Le patient est une personne qui parle et qui désire

Actuellement, ceux qui résistent dans les hôpitaux et le médico-social se battent contre un nouveau fichier, le RIM-P (1), qui viole le secret professionnel. Les assurances auront accès à ces données. Aujourd’hui nous sommes dans l’ère des DSM (2) : le 5e ! Ce ne sont absolument pas des traités de psychiatrie et de recherche du fonctionnement psychique singulier, ce sont des manuels simplifiés de classification des comportements sociaux.

C’est ce qui conduit, par exemple un certain président, à considérer que les schizophrènes sont tous dangereux.

C’est ce qui conduit à parler d’« hyperactivité » quand un enfant est angoissé et angoisse son entourage, pour lui prescrire de la Ritaline (laboratoire Novartis) et refuser de l’écouter.

C’est ce qui conduit à considérer qu’un acte effectivement grave, comme un viol ou un meurtre, résume un sujet, et que la répétition d’un passage à l’acte tient de la responsabilité de ceux qui assument le risque de leurs métiers en écoutant et en soignant des gens qui vont mal.

C’est ce qui conduit à remplir des prisons pour rendre encore plus folles des personnes qui le sont déjà et rendre fous leurs geôliers… La multiplication des appels nous donne la lecture de ces pétitions comme les signes multiples d’une maladie de civilisation qu’il conviendrait de traiter au-delà de ses symptômes. Une civilisation qui hait toujours davantage la culture, la pensée, le langage. Une civilisation qui se passerait de l’homme, de ses a-normalités, de sa complexité sexuelle et de ses sublimations créatives, de son génie à la mesure de sa capacité barbare.
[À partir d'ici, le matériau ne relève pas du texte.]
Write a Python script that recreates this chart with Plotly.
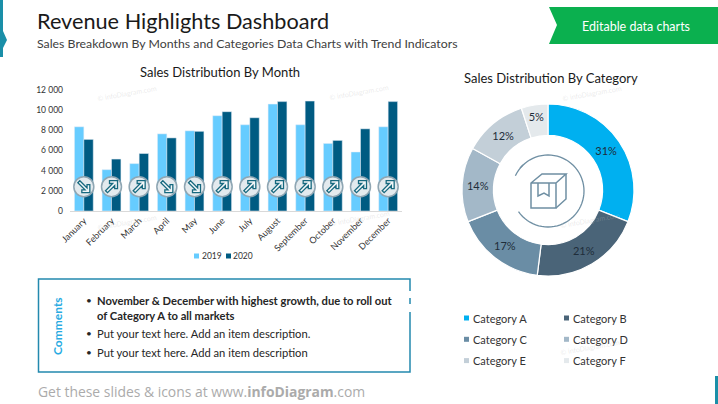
import numpy as np
import plotly.graph_objects as go

W, H = 718, 404
FONT = "Lato"

months = ["January", "February", "March", "April", "May", "June", "July",
          "August", "September", "October", "November", "December"]
sales_2019 = [8350, 4100, 4700, 7650, 7950, 9450, 8550, 10600, 8550, 6700, 5850, 8350]
sales_2020 = [7100, 5150, 5700, 7250, 7900, 9850, 9250, 10850, 10900, 7000, 8150, 10850]
y_ticks = [0, 2000, 4000, 6000, 8000, 10000, 12000]
y_tick_labels = ["0", "2 000", "4 000", "6 000", "8 000", "10 000", "12 000"]
trend_level = 2410

categories = ["Category A", "Category B", "Category C", "Category D", "Category E", "Category F"]
category_share = [31, 21, 17, 14, 12, 5]
category_colors = ["#00B0F0", "#4A6478", "#6A8DA5", "#A3B8C8", "#C3CFD8", "#E4E9EC"]

comments = ["<b>November & December with highest growth, due to roll out</b>",
            "<b>of Category A to all markets</b>",
            "Put your text here. Add an item description.",
            "Put your text here. Add an item description"]
comment_y = [300, 315, 333, 352]
bullet_y = [300, 333, 352]

COLOR_2019 = "#66CCFF"
COLOR_2020 = "#005B82"

# arrow outline in pixels around the marker centre, pointing up and right
ARROW = [(6, 6), (-2, 6), (-2, 3.2), (1.2, 3.2), (-6, -4), (-4, -6), (3.2, 1.2), (3.2, -2), (6, -2)]


# pixel position on the slide -> paper coordinates
def px(x):
    return x / W


def py(y):
    return 1 - y / H


def path(points, close=False):
    s = "M " + " L ".join(f"{px(x):.5f},{py(y):.5f}" for x, y in points)
    return s + (" Z" if close else "")


def text(fig, x, y, s, size=11, color="#262626", anchor="left", **kw):
    # annotations carry a little padding, so left aligned text is pulled back
    if anchor == "left":
        x -= 2.5
    fig.add_annotation(xref="paper", yref="paper", x=px(x), y=py(y), text=s, showarrow=False,
                       xanchor=anchor, yanchor="middle", font=dict(size=size, color=color, family=kw.pop("family", FONT)),
                       **kw)


def line(fig, points, color, width=1.5, fill=None, close=False):
    fig.add_shape(type="path", xref="paper", yref="paper", path=path(points, close),
                  line=dict(color=color, width=width), fillcolor=fill)


def square(fig, x, y, color, size=5):
    h = size / 2
    line(fig, [(x, y - h), (x + size, y - h), (x + size, y + h), (x, y + h)], color, 0, color, True)


fig = go.Figure()

fig.add_trace(go.Bar(x=months, y=sales_2019, name="2019", marker_color=COLOR_2019, showlegend=False))
fig.add_trace(go.Bar(x=months, y=sales_2020, name="2020", marker_color=COLOR_2020, showlegend=False))
fig.add_trace(go.Scatter(x=months, y=[trend_level] * len(months), mode="markers", showlegend=False,
                         marker=dict(size=20, color="#E3EAEE", line=dict(color="#8FA6B3", width=1.5))))

# trend arrows, direction comes from the two series
for i, (a, b) in enumerate(zip(sales_2019, sales_2020)):
    sign = 1 if b > a else -1
    arrow_path = "M " + " L ".join(f"{x},{sign * y}" for x, y in ARROW) + " Z"
    fig.add_shape(type="path", xref="x", yref="y", xsizemode="pixel", ysizemode="pixel",
                  xanchor=i, yanchor=trend_level, path=arrow_path,
                  fillcolor="#F2F6F8", line=dict(color="#17697F", width=1.3))

fig.add_trace(go.Pie(labels=categories, values=category_share, hole=0.635, sort=False, direction="clockwise",
                     rotation=0, showlegend=False, textinfo="percent", texttemplate="%{value}%",
                     textposition="inside", insidetextorientation="horizontal",
                     textfont=dict(size=11, color="#1F2D3A"),
                     marker=dict(colors=category_colors, line=dict(color="white", width=1.2)),
                     domain=dict(x=[px(548 - 86), px(548 + 86)], y=[py(190 + 86), py(190 - 86)])))

# header
line(fig, [(0, 0), (3, 0), (3, 31), (7, 40), (3, 48), (3, 57), (0, 57)], "#1A8FA8", 0, "#1A8FA8", True)
line(fig, [(549, 7), (718, 7), (718, 44), (549, 44), (557, 25)], "#0BB04F", 0, "#0BB04F", True)
line(fig, [(715, 376), (718, 376), (718, 404), (715, 404)], "#1A8FA8", 0, "#1A8FA8", True)
text(fig, 37, 21, "Revenue Highlights Dashboard", size=21.7, color="#1A1A1A")
text(fig, 37, 44, "Sales Breakdown By Months and Categories Data Charts with Trend Indicators", size=12.3, color="#404040")
text(fig, 636, 26, "Editable data charts", size=12.5, color="white", anchor="center")

# chart titles
text(fig, 220, 72, "Sales Distribution By Month", size=13, color="#1A1A1A", anchor="center")
text(fig, 551, 78, "Sales Distribution By Category", size=13, color="#1A1A1A", anchor="center")

# icon in the donut
t = np.radians(np.arange(-65, 236, 5))
line(fig, list(zip(548 + 36 * np.sin(t), 191 - 36 * np.cos(t))), "#6F8FA3", 1.3)
line(fig, [(520, 168), (523, 165)], "#6F8FA3", 1.3)
box = [[(531, 183), (556, 183), (556, 208), (531, 208), (531, 183), (542, 174), (566, 174), (556, 183)],
       [(566, 174), (566, 199), (556, 208)],
       [(538, 183), (538, 196), (544, 193), (549, 196), (549, 183)]]
for b in box:
    line(fig, b, "#6F8FA3", 1.5)

# month chart legend
square(fig, 194, 256, COLOR_2019)
text(fig, 202, 256, "2019", size=8.5, color="#333333")
square(fig, 226, 256, COLOR_2020)
text(fig, 233, 256, "2020", size=8.5, color="#333333")

# category legend
for i, (c, col) in enumerate(zip(categories, category_colors)):
    lx = 464 if i % 2 == 0 else 564
    ly = 318 + 21.3 * (i // 2)
    square(fig, lx, ly, col)
    text(fig, lx + 9, ly, c, size=11, color="#333333")

# comments box
fig.add_shape(type="rect", xref="paper", yref="paper", x0=px(38.5), x1=px(410), y0=py(372), y1=py(279),
              line=dict(color="#2389AE", width=1.5))
line(fig, [(410, 291), (410, 298)], "white", 2.5)
line(fig, [(410, 304), (410, 312)], "white", 2.5)
text(fig, 57, 326, "<b>Comments</b>", size=12, color="#29ABE2", anchor="center", textangle=-90)
for y in bullet_y:
    text(fig, 86, y, "•", size=10)
for y, s in zip(comment_y, comments):
    text(fig, 97, y, s, size=11.2)

# footer
text(fig, 38, 391, "Get these slides & icons at www.<b>infoDiagram</b>.com", size=13.9, color="#ABABAB",
     family="Open Sans")

# watermarks
for x, y in [(127, 93), (359, 92), (127, 222), (360, 218), (592, 93), (590, 220), (590, 347)]:
    text(fig, x, y, "© infoDiagram.com", size=7, color="rgba(190,190,190,0.3)", anchor="center", textangle=-10)

fig.update_layout(
    width=W, height=H, margin=dict(l=0, r=0, t=0, b=0, autoexpand=False), paper_bgcolor="white", plot_bgcolor="white",
    barmode="group", bargap=0.32, bargroupgap=0, font=dict(family=FONT, size=9, color="#333333"),
    xaxis=dict(domain=[px(70), px(402)], range=[-0.5, 11.5], tickangle=-45, showgrid=False, showline=True,
               linecolor="#D9D9D9", ticks="", tickfont=dict(size=9), automargin=False),
    yaxis=dict(domain=[py(211), py(90)], range=[0, 12000], tickvals=y_ticks, ticktext=y_tick_labels,
               showgrid=False, zeroline=False, ticks="", tickfont=dict(size=8.5), ticklabelstandoff=6,
               automargin=False),
)

fig.write_html("out.html", config=dict(displayModeBar=False), post_script="document.body.style.margin='0';")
Les professionnels des secteurs du soin, de la recherche, du travail social, de l’éducation, de la justice, de l’information, de la culture sont touchés, blessés parfois à mort par la même logique qui commence toujours par une attaque narcissique méprisante : à quoi servez-vous ? N’êtes-vous pas privilégiés ? Vous savez ce que vous coûtez ? La porte est ouverte à la dé-qualification. On remplace les métiers par des tâches. Le projet de remise en cause des deux conventions collectives 51 et 66 qui concernent les métiers du social, du médico-social et une partie de ceux de la santé, en est la méprisable illustration. L’un des symptômes. Mais ce mépris ne concerne pas que les professionnels. Nous sommes pris dans une logique consumériste de l’immédiateté, de l’injonction d’une jouissance immédiate profondément mortifère, la négation de l’humain dans l’homme. Au nom d’une idéologie du profit et de la rentabilité, nous traçons l’homme comme une marchandise.
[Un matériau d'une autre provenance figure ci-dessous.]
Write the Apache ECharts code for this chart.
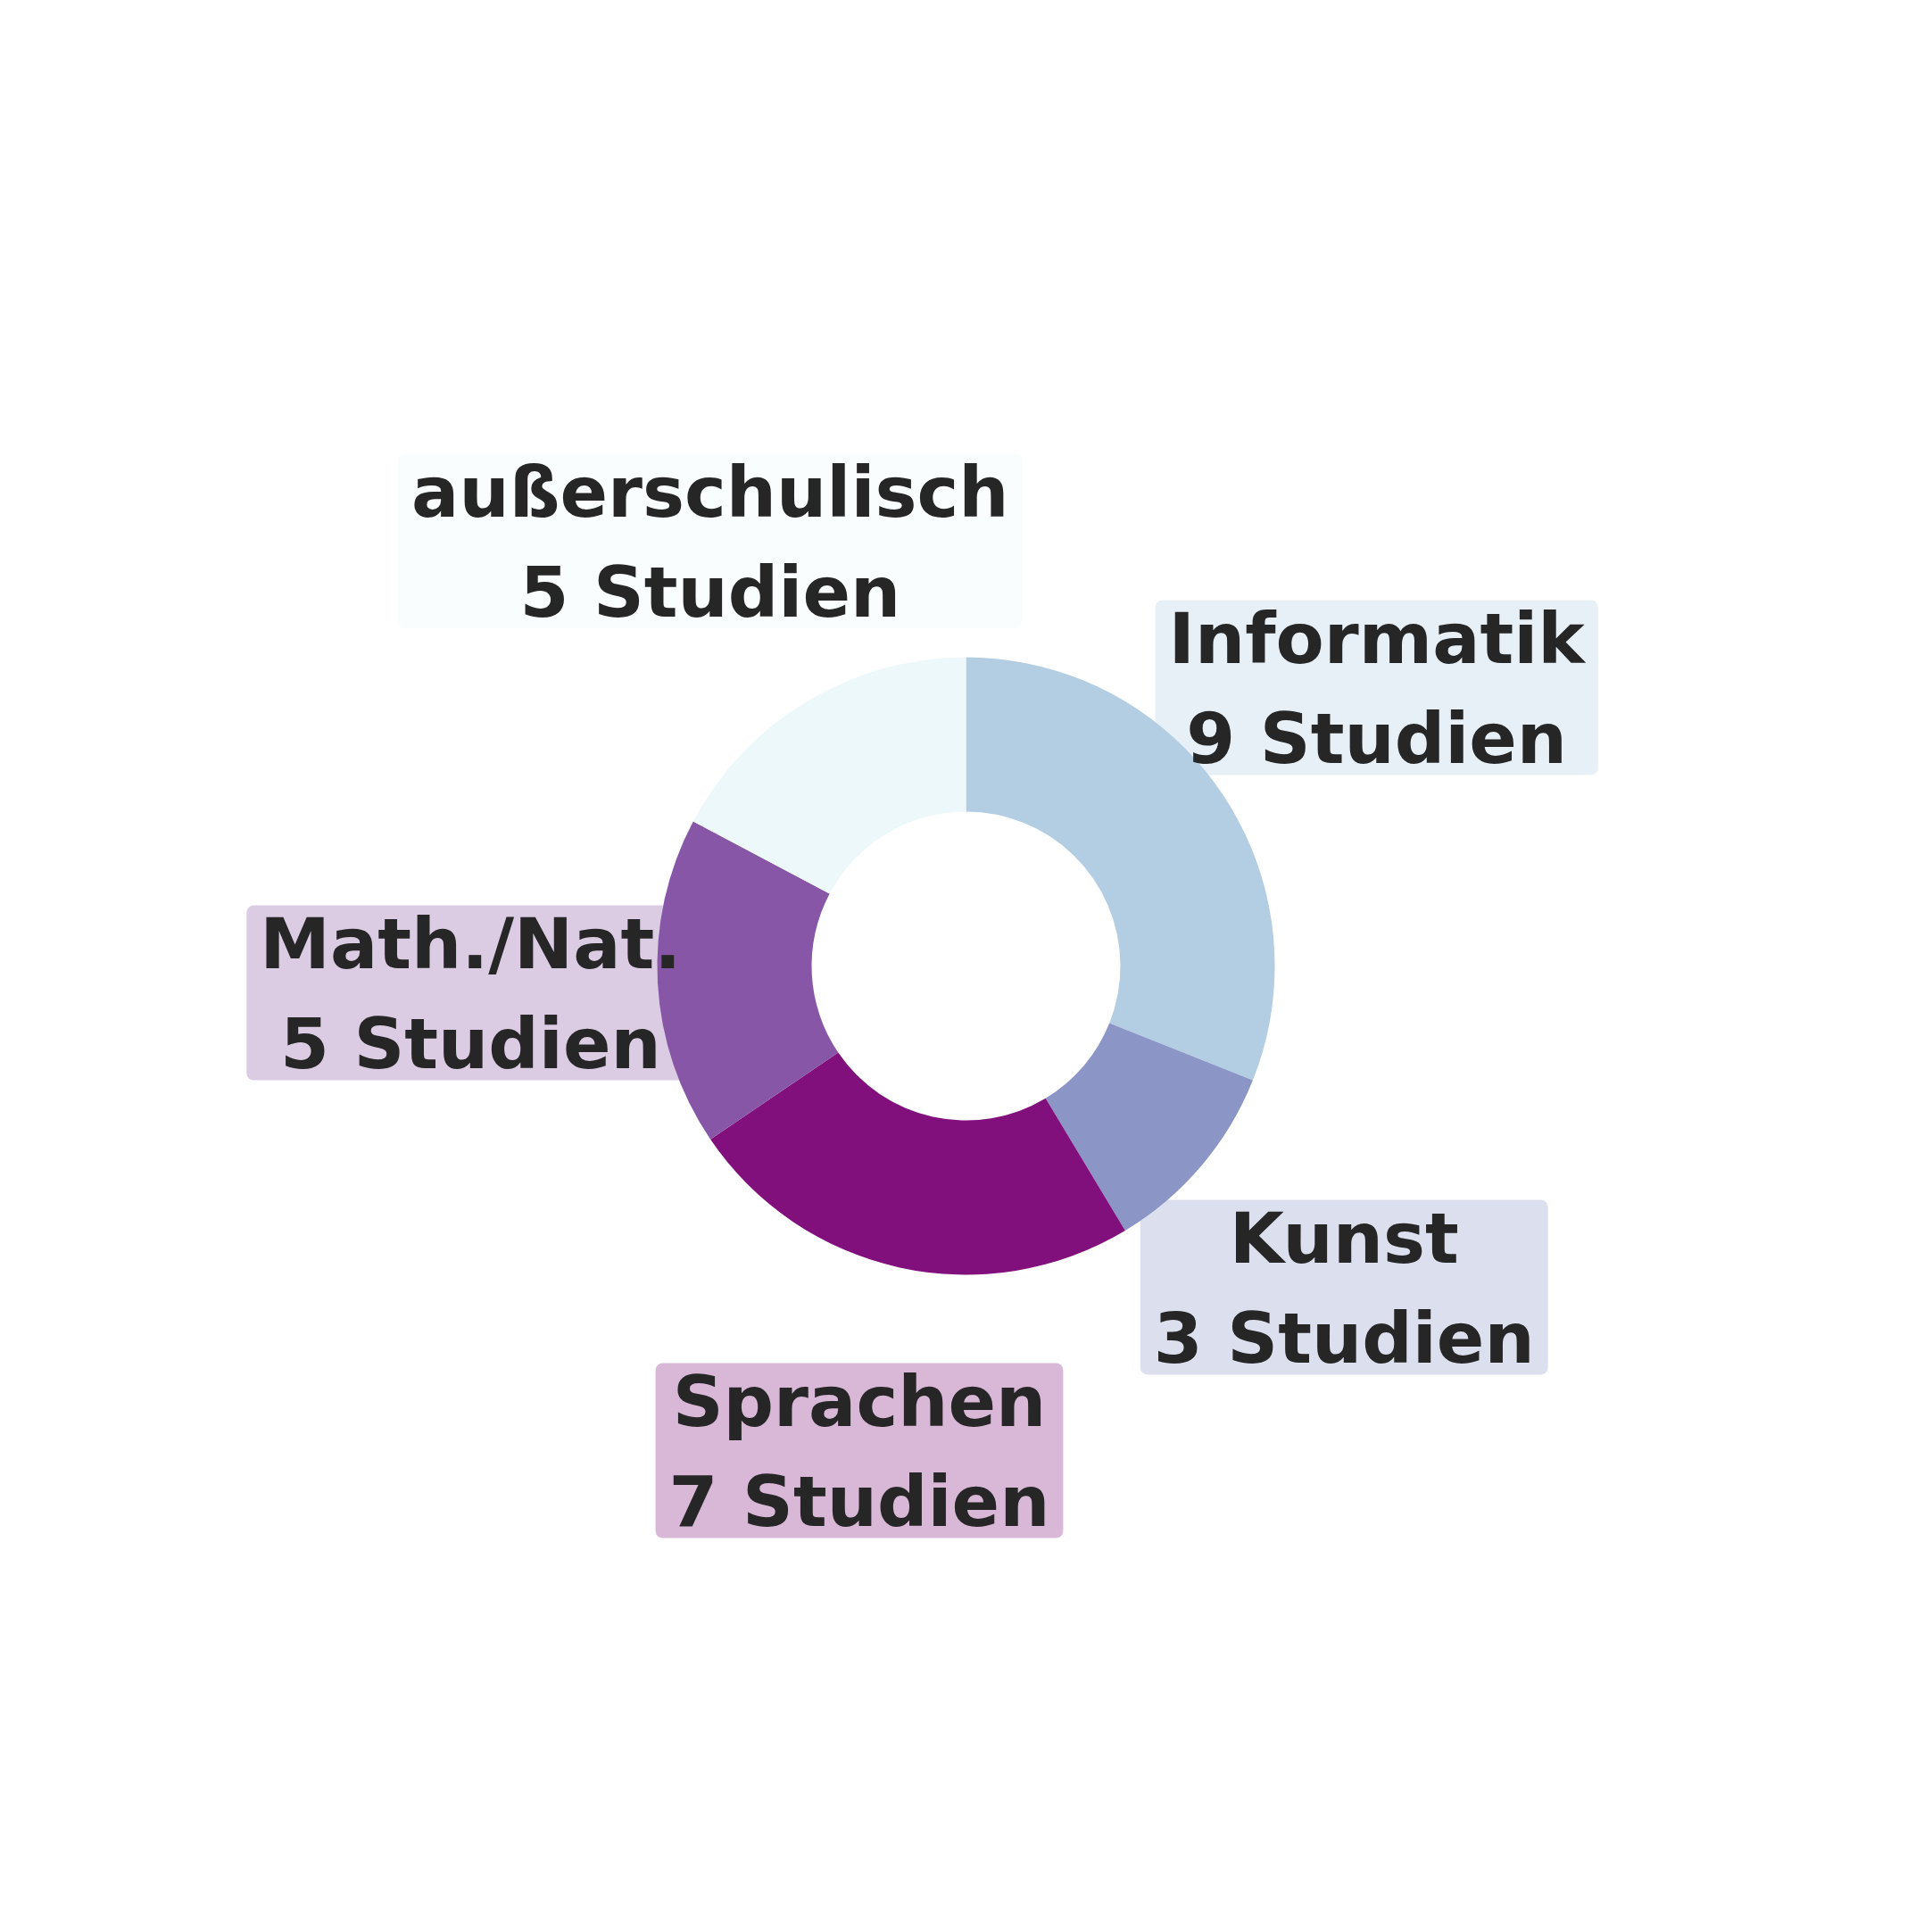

Alors comment allons-nous re-construire ? Un certain nombre de constats laissent penser qu’il y a au moins, dans les projets de loi, dans les décrets, plans de santé mentale et préventions de la délinquance depuis la loi 2002-2, de très importantes incohérences. Leurs effets sont dévastateurs pour les patients et pour les professionnels dans les institutions. En conséquence, un « quart de tour » est à faire à cette loi pour que le législateur respecte le patient en le situant non comme un objet de soin au moindre coût mais comme une personne qui parle et qui désire.

L’Appel des appels milite pour l’insurrection des consciences et veut s’inscrire dans la durée, remettre de la pensée en mouvement, de la création, du subversif. Ce sont ou ce seront les comités locaux, avec leur diversité, qui seront déterminants de l’avenir de ce mouvement transversal comme à Bordeaux, Toulouse, Marseille, Lille, Strasbourg, Brest, Bruxelles. Mais ça ne va pas de soi.

L’Appel des appels, un an plus tard, est connu comme un des points de ralliement, de croisement et de coordination des résistances. Le travail continue, il est double : transversalité et réflexion commune. D’abord, établir des liens concrets entre des activités qui subissent toutes la même normalisation professionnelle. Cela se fait dans les comités locaux et par toutes les alliances locales et nationales tissées entre associations, syndicats et collectifs.

Ce qui lie dans ce que nous vivons est plus fort que ce qui sépare nos activités spécialisées. Tout ce travail a été amplement et régulièrement relayé par les médias, radios, France Inter, Culture, RFI… ; télévisions, France 3, Canal Plus ; presse, le Monde, Libé, l’Huma, Marianne.


(1) Recueil d’information médicalisé en psychiatrie.

(2) Diagnostic and Statistical Manual of Mental Disorder.